BUDAPEST/WARSAW: Polish government bond yields gave up some ground on Wednesday ahead of a meeting in Warsaw of the central bank at which it is expected to reaffirm its loose policy stance despite a rally in US and Central European yields in recent weeks.
Investors in Central Europe kept their eyes on the strong dollar and US 10-year Treasuries after the latter's yield broke through key resistance levels, prompting a sell-off in emerging market assets.
The European Union's fast-growing and relatively stable eastern economies are linked to the euro rather than to the dollar, but the sell-off reached their markets nonetheless.
Tracking a mild retreat in US and German yields, Poland's 10-year yield dropped 2 basis points to 3.26 percent on Wednesday, following a 30 basis point rise since April.
Wednesday's retreat of the dollar in its euro cross also eased selling pressure on the zloty.
It gained 0.2 percent to 4.286 versus the euro by 0746 GMT, drifting off a 7-month low reached at 4.302 on Tuesday, while Czech crown firmed a quarter of a percent and the forint 0.05 percent.

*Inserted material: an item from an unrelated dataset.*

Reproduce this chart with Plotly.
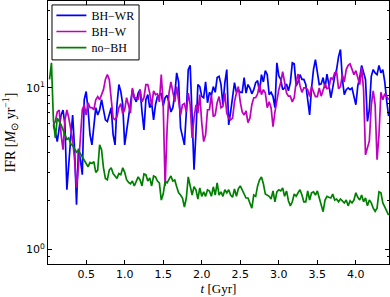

All 14 analysts in a Reuters poll last week projected that the Polish central bank would keep its 1.5 percent benchmark rate on hold on Wednesday.

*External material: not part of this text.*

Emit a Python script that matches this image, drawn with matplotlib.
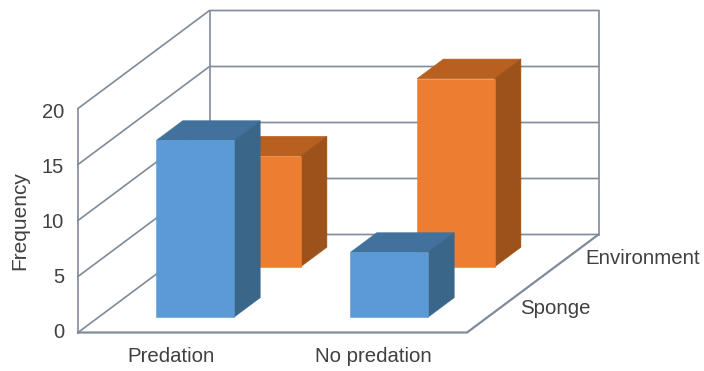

Bond yields in the region and core markets rallied further since the poll, but the rise is unlikely to deter the bank from reiterating its forecast for no change in its record-low rates this year and next, analysts said.
Polish forward rate agreements price in a hike to come already late in 2019.
"We will hear today probably that the inflation is low, but we think that there is a risk that it may accelerate next year, so a rate hike in 2019 may happen," said Arkadiusz Urbanski, analyst at bank Pekao SA.
A hike may come even earlier, and expectations for tightening could strengthen the zloty if fuel prices continue to rise and a regionwide surge in wages starts to boost Polish prices, Raiffeisen analyst Stephan Imre said in a note.
Regional equities markets reflected some calm down after the past weeks' global jitters, with the main indices near Tuesday's closing levels.
Budapest's main index firmed slightly as OTP Bank shares, which have been on a rollercoaster around the key 11,000 forint level for weeks, rose by 2 percent.
Holding company Opus, a company part-owned by Lorinc Meszaros, an associate of Prime Minister Viktor Orban, gained 2.2 percent on reports that it would be added to MSCI's small cap indices.
The stocks of Polish insurer PZU rose 1 percent after it reported a smaller-than-expected fall in its first-quarter net profits.